Katz, who works at Michigan State University, recently published a ​paper in which he claimed a computer model was able to successfully predict US Supreme Court decisions 70 percent of the time. The model used "only data available prior to the date of decision," effectively comparing similar cases in order to forecast the logical outcome.

The number of associates that firms need to hire will be greatly reduced

And in other initiatives, AI is actually helping to make those decisions. A New Scie​ntist article last year described a German application that makes automatic decisions about child benefit payments.

AI making legal decisions is a compelling idea. Not only is it more efficient, but couldn't it somehow be more just to place decisions in an entity unable to be swayed by bias or emotion?

We're not at that point yet, and the lawyers at that kind of high-level decision-making level are the ones with least to worry about in terms of job security.

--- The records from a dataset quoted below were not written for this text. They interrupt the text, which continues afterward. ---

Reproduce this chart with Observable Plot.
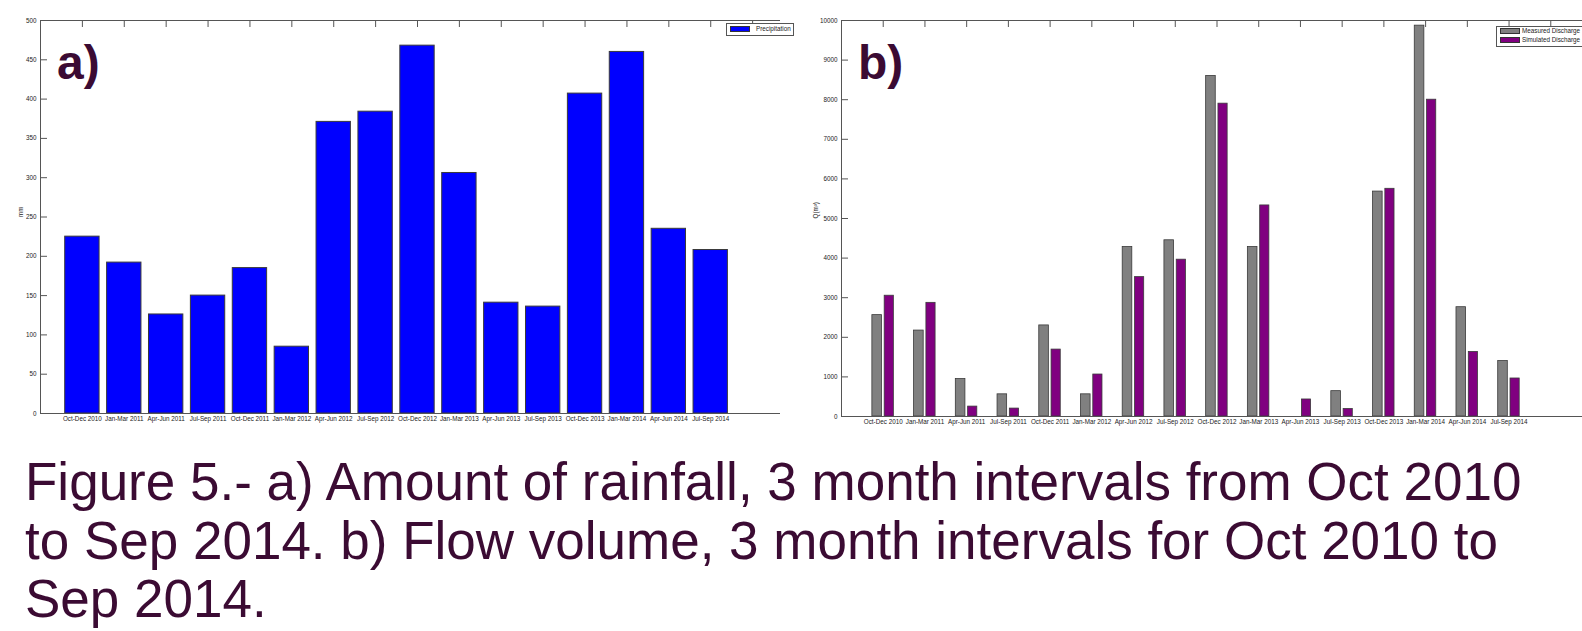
<!DOCTYPE html>
<html><head><meta charset="utf-8">
<script src="https://cdn.jsdelivr.net/npm/d3@7"></script>
<script src="https://cdn.jsdelivr.net/npm/@observablehq/plot@0.6"></script>
<style>
body{margin:0;background:#fff;}
#wrap{position:relative;width:1582px;height:631px;overflow:hidden;background:#fff;font-family:"Liberation Sans",Arial,sans-serif;}
.abs{position:absolute;}
.tag{position:absolute;font-weight:bold;font-size:48px;line-height:48px;color:#3b0b33;}
.legbox{position:absolute;border:1px solid #555;box-sizing:border-box;background:#fff;}
.sw{position:absolute;width:20px;height:6px;border:1px solid #333;box-sizing:border-box;}
.lt{position:absolute;font-size:6.3px;line-height:8px;color:#222;white-space:nowrap;}
#caption{position:absolute;left:25px;top:453px;font-size:53px;line-height:58.5px;color:#3b0b33;white-space:nowrap;}
</style></head><body><div id="wrap"></div>
<script>
// ---- data ----
const periods = ["Oct-Dec 2010","Jan-Mar 2011","Apr-Jun 2011","Jul-Sep 2011","Oct-Dec 2011","Jan-Mar 2012","Apr-Jun 2012","Jul-Sep 2012","Oct-Dec 2012","Jan-Mar 2013","Apr-Jun 2013","Jul-Sep 2013","Oct-Dec 2013","Jan-Mar 2014","Apr-Jun 2014","Jul-Sep 2014"];
const precipitation = [225,192,126,150,185,85,371,384,468,306,141,136,407,460,235,208];
const measured = [2560,2170,945,560,2300,560,4280,4450,8600,4280,0,640,5680,9870,2760,1400];
const simulated = [3050,2870,250,200,1690,1060,3520,3960,7900,5330,430,190,5750,8000,1630,960];
const precipTicks = [0,50,100,150,200,250,300,350,400,450,500];
const flowTicks = [0,1000,2000,3000,4000,5000,6000,7000,8000,9000,10000];
const captionLines = ["Figure 5.- a) Amount of rainfall, 3 month intervals from Oct 2010","to Sep 2014. b) Flow volume, 3 month intervals for Oct 2010 to","Sep 2014."];

const wrap = document.getElementById("wrap");
const XMAX = 18;
const positions = d3.range(1, periods.length + 1);
const topTicks = d3.range(1, XMAX);

function panel({left, width, height, mt, mb, ml, mr, yMax, yTicks, bars, yLabel, yLabelDx}) {
  const plotW = width - ml - mr, plotH = height - mt - mb;
  const tx = 7 * XMAX / plotW, ty = 7 * yMax / plotH;
  const chart = Plot.plot({
    width, height, marginTop: mt, marginBottom: mb, marginLeft: ml, marginRight: mr,
    x: {type: "linear", domain: [0, XMAX]},
    y: {type: "linear", domain: [0, yMax]},
    style: {fontFamily: "'Liberation Sans', Arial, sans-serif", fontSize: "6.3px", color: "#222", background: "white", overflow: "visible"},
    marks: [
      ...bars,
      Plot.ruleY(yTicks, {x1: 0, x2: tx, stroke: "#555"}),
      Plot.ruleY(yTicks, {x1: XMAX - tx, x2: XMAX, stroke: "#555"}),
      Plot.ruleX(topTicks, {y1: yMax, y2: yMax - ty, stroke: "#555"}),
      Plot.frame({stroke: "#555"}),
      Plot.axisY(yTicks, {anchor: "left", tickSize: 0, tickPadding: 4, label: null, tickFormat: d => String(d)}),
      Plot.axisX(positions, {anchor: "bottom", tickSize: 0, tickPadding: 3, label: null, tickFormat: d => periods[d - 1]}),
      Plot.text([yLabel], {frameAnchor: "left", rotate: -90, dx: yLabelDx, fill: "#222"})
    ]
  });
  chart.style.position = "absolute";
  chart.style.left = left + "px";
  chart.style.top = "0px";
  wrap.appendChild(chart);
}

// a) precipitation
const precipData = periods.map((p, i) => ({pos: i + 1, value: precipitation[i]}));
panel({
  left: 0, width: 800, height: 431, mt: 20, mb: 18, ml: 40, mr: 6,
  yMax: 500, yTicks: precipTicks, yLabel: "mm", yLabelDx: -20,
  bars: [Plot.rect(precipData, {x1: d => d.pos - 0.41, x2: d => d.pos + 0.41, y1: 0, y2: "value", fill: "#0000ff", stroke: "#3a3a3a", strokeWidth: 1})]
});

// b) discharge
const flowData = periods.map((p, i) => ({pos: i + 1, measured: measured[i], simulated: simulated[i]}));
panel({
  left: 780, width: 820, height: 434, mt: 20, mb: 18, ml: 61, mr: 8,
  yMax: 10000, yTicks: flowTicks, yLabel: "Q(m³)", yLabelDx: -26,
  bars: [
    Plot.rect(flowData, {x1: d => d.pos - 0.26, x2: d => d.pos - 0.03, y1: 0, y2: "measured", fill: "#808080", stroke: "#3a3a3a", strokeWidth: 0.8}),
    Plot.rect(flowData, {x1: d => d.pos + 0.035, x2: d => d.pos + 0.255, y1: 0, y2: "simulated", fill: "#800080", stroke: "#3a3a3a", strokeWidth: 0.8})
  ]
});

// panel tags
function addDiv(cls, text, left, top, extra = {}) {
  const d = document.createElement("div");
  d.className = cls;
  if (text != null) d.textContent = text;
  d.style.left = left + "px"; d.style.top = top + "px";
  Object.assign(d.style, extra);
  wrap.appendChild(d);
  return d;
}
addDiv("tag", "a)", 57, 39);
addDiv("tag", "b)", 858, 39);

// legends
addDiv("legbox", null, 726, 23, {width: "68px", height: "13px"});
addDiv("sw", null, 730, 26, {background: "#0000ff"});
addDiv("lt", "Precipitation", 756, 25);

addDiv("legbox", null, 1496, 26, {width: "110px", height: "21px"});
addDiv("sw", null, 1500, 28, {background: "#808080"});
addDiv("sw", null, 1500, 37, {background: "#800080"});
addDiv("lt", "Measured Discharge", 1522, 27);
addDiv("lt", "Simulated Discharge", 1522, 36);

// caption
const cap = document.createElement("div");
cap.id = "caption";
cap.innerHTML = captionLines.join("<br>");
wrap.appendChild(cap);
</script>
</body></html>
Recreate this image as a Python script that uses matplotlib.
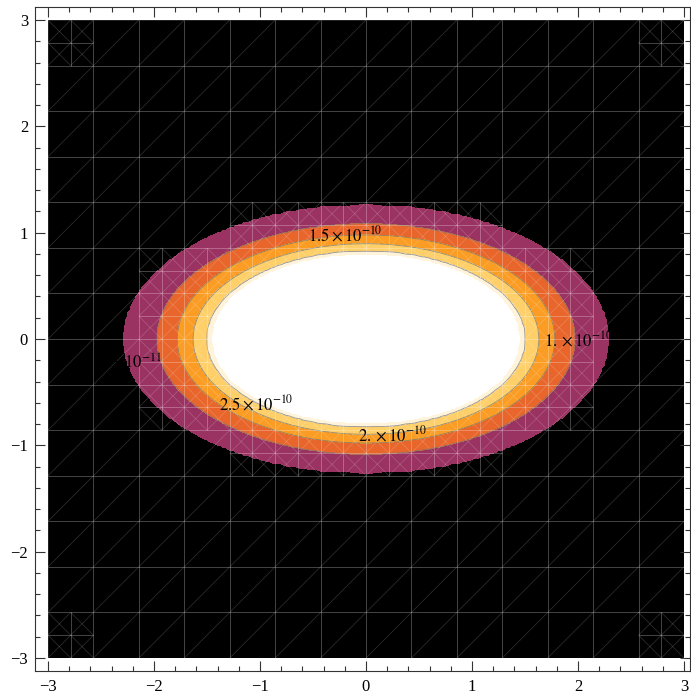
import numpy as np
import matplotlib.pyplot as plt
from matplotlib.collections import LineCollection

plt.rcParams['font.family'] = 'serif'
plt.rcParams['font.serif'] = ['Liberation Serif', 'DejaVu Serif']
plt.rcParams['mathtext.fontset'] = 'stix'

# contour levels and where each one crosses the x axis
levels = [3e-10, 2.5e-10, 2e-10, 1.5e-10, 1e-10, 5e-11]
x_radius = [1.45, 1.50, 1.63, 1.78, 1.97, 2.28]
y_squash = 1.82      # x radius / y radius of the ellipses
peak = 6e-10

fill_bounds = [-1, 5e-11, 1e-10, 1.5e-10, 2e-10, 2.5e-10, 3e-10, 1]
fill_colors = ['#000000', '#9a3362', '#e8662b', '#fb9d24', '#ffd06a', '#fff3da', '#ffffff']
line_levels = [1e-10, 1.5e-10, 2e-10, 2.5e-10]

label_text = [r'$1.5\times10^{-10}$', r'$1.\times10^{-10}$', r'$2.5\times10^{-10}$',
              r'$2.\times10^{-10}$', r'$5.\times10^{-11}$']
label_x = [-0.20, 2.00, -1.04, 0.25, -2.25]
label_y = [0.98, -0.01, -0.615, -0.90, -0.225]

g = np.linspace(-3, 3, 241)
X, Y = np.meshgrid(g, g)
rho = np.sqrt(X**2 + (y_squash * Y)**2)
Z = np.interp(rho, [0] + x_radius + [4.5], [peak] + levels + [0])

fig = plt.figure(figsize=(6.91, 6.98), dpi=100)
ax = fig.add_axes([35/691, 27/698, 655/691, 664/698])
ax.set_facecolor('white')

ax.contourf(X, Y, Z, levels=fill_bounds, colors=fill_colors, zorder=1)
ax.contour(X, Y, Z, levels=line_levels, colors='#777777', linewidths=0.6, alpha=0.8, zorder=2)

# triangle mesh drawn over the fill
segs = []
n = 14
edges = np.linspace(-3, 3, n + 1)
h = edges[1] - edges[0]
for i in range(n):
    for j in range(n):
        x0, y0 = edges[i], edges[j]
        rc = np.hypot(x0 + h/2, y_squash * (y0 + h/2))
        corner = (i in (0, n-1)) and (j in (0, n-1))
        if (1.0 < rc < 2.3) or corner:
            s = h / 2
            for a in range(2):
                for b in range(2):
                    u, v = x0 + a*s, y0 + b*s
                    segs += [[(u, v), (u+s, v)], [(u, v), (u, v+s)],
                             [(u+s, v), (u+s, v+s)], [(u, v+s), (u+s, v+s)],
                             [(u, v), (u+s, v+s)], [(u+s, v), (u, v+s)]]
        else:
            segs += [[(x0, y0), (x0+h, y0)], [(x0, y0), (x0, y0+h)],
                     [(x0+h, y0), (x0+h, y0+h)], [(x0, y0+h), (x0+h, y0+h)],
                     [(x0, y0), (x0+h, y0+h)]]
ax.add_collection(LineCollection(segs, colors='white', linewidths=0.5, alpha=0.2, zorder=3))

for t, lx, ly in zip(label_text, label_x, label_y):
    ax.text(lx, ly, t, fontsize=12, color='black', ha='center', va='center', zorder=5)

ax.set_xlim(-3 - 13/106, 3 + 6/106)
ax.set_ylim(-3 - 13/106.3, 3 + 13/106.3)
ax.set_xticks(np.arange(-3, 4))
ax.set_yticks(np.arange(-3, 4))
ax.set_xticks(np.arange(-3, 3.01, 0.2), minor=True)
ax.set_yticks(np.arange(-3, 3.01, 0.2), minor=True)
ax.tick_params(which='both', direction='in', top=True, right=True, color='#333333', width=0.8)
ax.tick_params(which='major', length=7, labelsize=12)
ax.tick_params(axis='x', which='major', pad=6)
ax.tick_params(axis='y', which='major', pad=5)
ax.tick_params(which='minor', length=3.8)
for sp in ax.spines.values():
    sp.set_color('#333333')
    sp.set_linewidth(0.8)

fig.savefig('out.png', dpi=100)
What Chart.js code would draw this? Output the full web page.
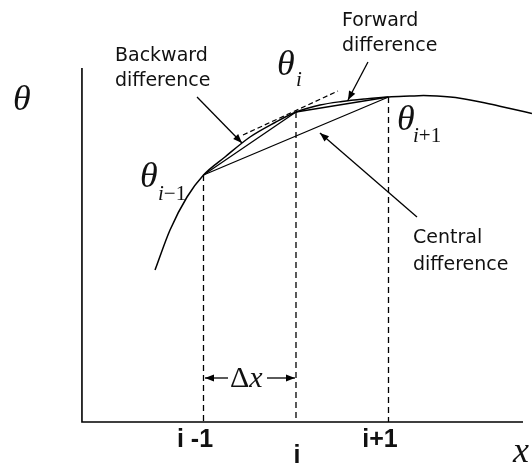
<!DOCTYPE html>
<html lang="en">
<head>
    <meta charset="UTF-8">
    <title>Finite differences</title>
    <script src="https://cdn.jsdelivr.net/npm/chart.js"></script>
    <style>
        html, body { margin: 0; padding: 0; background: #fff; }
        canvas { display: block; }
    </style>
</head>
<body>
    <canvas id="diffChart" width="532" height="466"></canvas>
    <script>
        // grid nodes (x in units of dx, i = 0) and theta values
        const nodeX = [-1, 0, 1];
        const nodeTheta = [2.47, 3.10, 3.25];
        const tickLabels = ['i -1', 'i', 'i+1'];

        // the underlying curve theta(x)
        const curveX = [-1.524, -1.362, -1.178, -1.0, -0.768, -0.497, -0.227, 0, 0.259, 0.497, 0.746, 1.0, 1.232, 1.378, 1.524, 1.773, 2.097, 2.314, 2.551];
        const curveTheta = [1.52, 1.92, 2.25, 2.47, 2.65, 2.85, 2.995, 3.10, 3.17, 3.205, 3.23, 3.25, 3.259, 3.264, 3.259, 3.238, 3.18, 3.135, 3.085];

        // dashed tangent at node i
        const tangentX = [-0.573, 0.454];
        const tangentTheta = [2.87, 3.31];

        // axes extent
        const axisX = [-2.314, -2.314, 2.454];
        const axisTheta = [3.54, 0, 0];

        // leader arrows [x0, y0, x1, y1]
        const backwardArrow = [-1.070, 3.25, -0.584, 2.79];
        const forwardArrow = [0.778, 3.60, 0.562, 3.22];
        const centralArrow = [1.308, 2.05, 0.259, 2.89];
        const dxLevel = 0.44;

        const pts = (xs, ys) => xs.map((x, k) => ({ x: x, y: ys[k] }));
        const seg = a => [{ x: a[0], y: a[1] }, { x: a[2], y: a[3] }];

        const line = (data, extra) => Object.assign({
            data: data,
            showLine: true,
            borderColor: '#000',
            borderWidth: 1.3,
            pointRadius: 0,
            tension: 0,
            clip: false
        }, extra || {});

        const datasets = [
            line(pts(axisX, axisTheta), { borderWidth: 1.6 }),
            line(pts(curveX, curveTheta), { cubicInterpolationMode: 'monotone', borderWidth: 1.5 }),
            // backward, forward, central chords
            line(pts([nodeX[0], nodeX[1]], [nodeTheta[0], nodeTheta[1]])),
            line(pts([nodeX[1], nodeX[2]], [nodeTheta[1], nodeTheta[2]])),
            line(pts([nodeX[0], nodeX[2]], [nodeTheta[0], nodeTheta[2]])),
            line(pts(tangentX, tangentTheta), { borderDash: [5, 3], borderWidth: 1.2 }),
            line(seg(backwardArrow), { arrow: true }),
            line(seg(forwardArrow), { arrow: true }),
            line(seg(centralArrow), { arrow: true }),
            line(seg([-0.735, dxLevel, -0.984, dxLevel]), { arrow: true }),
            line(seg([-0.314, dxLevel, -0.011, dxLevel]), { arrow: true })
        ];
        nodeX.forEach((x, k) => {
            datasets.push(line(pts([x, x], [nodeTheta[k], 0]), { borderDash: [6, 4], borderWidth: 1.3 }));
        });

        const serifI = 'italic 36px "Liberation Serif"';
        const subI = 'italic 21px "Liberation Serif"';
        const subN = '21px "Liberation Serif"';
        const sans = '19px "DejaVu Sans"';
        const tickFont = 'bold 25px "Liberation Sans"';

        const texts = [
            { x: -3.059, y: 3.12, parts: [['θ', serifI]] },
            { x: -1.957, y: 3.61, parts: [['Backward', sans]] },
            { x: -1.957, y: 3.36, parts: [['difference', sans]] },
            { x: 0.497, y: 3.96, parts: [['Forward', sans]] },
            { x: 0.497, y: 3.71, parts: [['difference', sans]] },
            { x: 1.265, y: 1.79, parts: [['Central', sans]] },
            { x: 1.265, y: 1.52, parts: [['difference', sans]] },
            { x: -0.205, y: 3.47, parts: [['θ', serifI]] },
            { x: 0, y: 3.36, parts: [['i', subI]] },
            { x: -1.686, y: 2.35, parts: [['θ', serifI]] },
            { x: -1.492, y: 2.22, parts: [['i', subI], ['−1', subN]] },
            { x: 1.092, y: 2.92, parts: [['θ', serifI]] },
            { x: 1.265, y: 2.80, parts: [['i', subI], ['+1', subN]] },
            { x: -0.714, y: 0.35, parts: [['Δ', '30px "Liberation Serif"'], ['x', 'italic 30px "Liberation Serif"']] },
            { x: nodeX[0] - 0.092, y: -0.25, align: 'center', parts: [[tickLabels[0], tickFont]] },
            { x: nodeX[1] + 0.01, y: -0.41, align: 'center', parts: [[tickLabels[1], tickFont]] },
            { x: nodeX[2] - 0.092, y: -0.25, align: 'center', parts: [[tickLabels[2], tickFont]] },
            { x: 2.346, y: -0.40, parts: [['x', 'italic 36px "Liberation Serif"']] }
        ];

        const arrowPlugin = {
            id: 'arrows',
            afterDatasetsDraw(chart) {
                const ctx = chart.ctx;
                chart.data.datasets.forEach((ds, i) => {
                    if (!ds.arrow) return;
                    const d = chart.getDatasetMeta(i).data;
                    const a = d[d.length - 2], b = d[d.length - 1];
                    const ang = Math.atan2(b.y - a.y, b.x - a.x);
                    ctx.save();
                    ctx.translate(b.x, b.y);
                    ctx.rotate(ang);
                    ctx.fillStyle = '#000';
                    ctx.beginPath();
                    ctx.moveTo(0, 0);
                    ctx.lineTo(-9, -3.5);
                    ctx.lineTo(-9, 3.5);
                    ctx.closePath();
                    ctx.fill();
                    ctx.restore();
                });
            }
        };

        const textPlugin = {
            id: 'texts',
            afterDraw(chart) {
                const ctx = chart.ctx;
                const xs = chart.scales.x, ys = chart.scales.y;
                ctx.save();
                ctx.fillStyle = '#111';
                ctx.textBaseline = 'alphabetic';
                ctx.textAlign = 'left';
                texts.forEach(t => {
                    let px = xs.getPixelForValue(t.x);
                    const py = ys.getPixelForValue(t.y);
                    if (t.align === 'center') {
                        let w = 0;
                        t.parts.forEach(p => { ctx.font = p[1]; w += ctx.measureText(p[0]).width; });
                        px -= w / 2;
                    }
                    t.parts.forEach(p => {
                        ctx.font = p[1];
                        ctx.fillText(p[0], px, py);
                        px += ctx.measureText(p[0]).width;
                    });
                });
                ctx.restore();
            }
        };

        new Chart(document.getElementById('diffChart'), {
            type: 'scatter',
            data: { datasets: datasets },
            options: {
                responsive: false,
                animation: false,
                devicePixelRatio: 1,
                layout: { padding: 0 },
                plugins: { legend: { display: false }, tooltip: { enabled: false } },
                scales: {
                    x: { type: 'linear', min: -3.2, max: 2.5514, display: false },
                    y: { type: 'linear', min: -0.44, max: 4.22, display: false }
                }
            },
            plugins: [arrowPlugin, textPlugin]
        });
    </script>
</body>
</html>
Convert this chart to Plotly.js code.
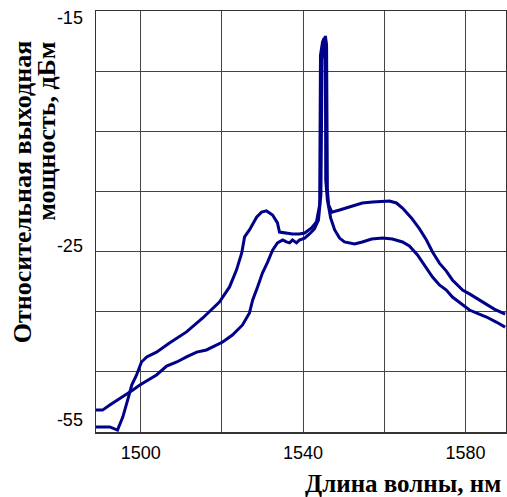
<!DOCTYPE html>
<html>
<head>
<meta charset="utf-8">
<script src="https://cdn.plot.ly/plotly-3.0.1.min.js"></script>
<style>html,body{margin:0;padding:0;background:#fff;}#chart{width:507px;height:497px;}</style>
</head>
<body>
<div id="chart"></div>
<script>
// Curve with the shoulder near 1530 nm
const wavelengthA = [1488.9,1492.4,1494.3,1495.6,1497.0,1497.8,1499.0,1499.8,1500.2,1501.5,1503.9,1507.1,1511.3,1515.3,1519.4,1521.9,1523.6,1524.9,1525.6,1526.8,1527.8,1528.6,1529.8,1531.0,1532.5,1533.7,1534.2,1535.4,1537.4,1539.1,1540.4,1542.1,1543.3,1544.1,1544.2,1544.3,1544.8,1545.2,1545.5,1545.6,1546.0,1546.8,1547.8,1549.0,1550.2,1552.7,1554.6,1556.9,1559.6,1562.0,1564.5,1566.2,1568.2,1569.4,1570.4,1571.9,1573.6,1575.3,1576.8,1579.3,1581.0,1583.4,1585.2,1587.6,1589.8];
const powerA = [-32.29,-32.29,-32.42,-31.88,-31.05,-30.55,-30.13,-29.80,-29.59,-29.38,-29.18,-28.80,-28.34,-27.76,-27.10,-26.47,-25.77,-25.06,-24.39,-24.10,-23.81,-23.56,-23.36,-23.31,-23.48,-23.81,-24.19,-24.23,-24.27,-24.27,-24.23,-24.02,-23.77,-23.06,-19.53,-16.83,-16.29,-16.12,-16.62,-22.03,-22.86,-23.60,-24.10,-24.44,-24.60,-24.68,-24.60,-24.48,-24.44,-24.48,-24.60,-24.77,-25.14,-25.43,-25.68,-26.06,-26.39,-26.60,-26.89,-27.22,-27.43,-27.60,-27.72,-27.93,-28.14];
// Second curve
const wavelengthB = [1488.9,1490.6,1492.4,1493.6,1495.6,1498.0,1499.8,1501.7,1503.9,1506.4,1508.9,1511.3,1513.8,1516.2,1518.7,1520.2,1522.6,1525.1,1526.8,1527.6,1528.8,1530.0,1531.3,1532.5,1533.7,1535.0,1535.9,1536.7,1537.4,1538.4,1539.1,1540.4,1541.6,1542.8,1543.8,1544.4,1544.6,1544.7,1545.1,1545.5,1545.8,1546.0,1546.3,1547.1,1549.0,1551.4,1554.6,1557.1,1559.6,1561.3,1563.0,1564.5,1566.7,1568.7,1570.4,1571.9,1573.6,1575.3,1576.8,1579.3,1581.0,1584.2,1587.1,1589.8];
const powerB = [-31.59,-31.59,-31.38,-31.25,-31.05,-30.76,-30.55,-30.34,-30.13,-29.76,-29.59,-29.38,-29.18,-29.09,-28.88,-28.76,-28.47,-28.05,-27.55,-27.01,-26.47,-25.89,-25.43,-24.94,-24.64,-24.52,-24.60,-24.64,-24.52,-24.64,-24.52,-24.44,-24.27,-24.06,-23.69,-22.65,-18.70,-17.04,-16.41,-16.04,-16.41,-22.44,-23.06,-23.36,-23.27,-23.15,-22.98,-22.94,-22.90,-22.90,-22.98,-23.19,-23.60,-24.06,-24.52,-25.02,-25.48,-25.81,-26.18,-26.60,-26.76,-27.10,-27.39,-27.60];

const xTickVals = [1500,1520,1540,1560,1580];
const xTickText = ['1500','','1540','','1580'];
const yTickVals = [-15.29,-24.77,-32.0];
const yTickText = ['-15','-25','-55'];
const yGridVals = [-17.5,-20,-22.5,-25,-27.5,-30];

const lineStyle = {color:'#000088', width:3};
const traces = [
  {x:wavelengthA, y:powerA, mode:'lines', line:lineStyle, hoverinfo:'none'},
  {x:wavelengthB, y:powerB, mode:'lines', line:lineStyle, hoverinfo:'none'}
];
const tickFont = {family:'Liberation Sans, Arial, sans-serif', size:18, color:'#000'};
const titleFont = {family:'Liberation Serif, Times New Roman, serif', size:26, color:'#000'};
const xTitleFont = {family:'Liberation Serif, Times New Roman, serif', size:25, color:'#000'};
const layout = {
  width:507, height:497,
  margin:{l:96, r:1, t:11, b:65},
  paper_bgcolor:'#fff', plot_bgcolor:'#fff',
  showlegend:false,
  xaxis:{
    range:[1489,1590], tickmode:'array', tickvals:xTickVals, ticktext:xTickText,
    showgrid:true, gridcolor:'#444', gridwidth:1, zeroline:false,
    showline:true, mirror:true, linecolor:'#333', linewidth:1.5,
    ticks:'', tickfont:tickFont, ticklabelstandoff:4
  },
  yaxis:{
    range:[-32.5,-15], tickmode:'array', tickvals:yTickVals, ticktext:yTickText,
    showgrid:false, zeroline:false,
    minor:{tickmode:'array', tickvals:yGridVals, showgrid:true, gridcolor:'#444', gridwidth:1, ticks:''},
    showline:true, mirror:true, linecolor:'#333', linewidth:1.5,
    ticks:'', tickfont:tickFont, ticklabelstandoff:8
  },
  annotations:[
    {text:'<b>Относительная выходная</b>', xref:'paper', yref:'paper', x:-0.180, y:0.570, xanchor:'center', yanchor:'middle', textangle:-90, showarrow:false, font:titleFont},
    {text:'<b>мощность, дБм</b>', xref:'paper', yref:'paper', x:-0.1195, y:0.713, xanchor:'center', yanchor:'middle', textangle:-90, showarrow:false, font:titleFont},
    {text:'<b>Длина волны, нм</b>', xref:'paper', yref:'paper', x:0.992, y:-0.122, xanchor:'right', yanchor:'middle', showarrow:false, font:xTitleFont}
  ]
};
Plotly.newPlot('chart', traces, layout, {staticPlot:true, displayModeBar:false});
</script>
</body>
</html>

They're the ones that have the (so-far) uniquely human talent of keeping clients happy and drawing in new business.

But it seems more feasible that the career path of lawyers trying to reach those positions could change, if more of the lower steps on the ladder—the more mundane tasks that conventionally act as a training ground for future big dog lawyers—are taken over by the bots.

"The number of associates that firms need to hire will be greatly reduced, at least if the intention is to use junior lawyers for billable work rather than primarily to educate and train them ready to become business winners," the Jomati consultants predict.

In a recent blog​ post, lawyer and consultant Kenneth Grady proposed a law-specific Turing Test to see if an AI would be capable of passing for a newly graduated lawyer when questioned only on the subject of the law.

Whether any recent graduates would dare fill in for the human side of the challenge while their law school debt looms over them is another question.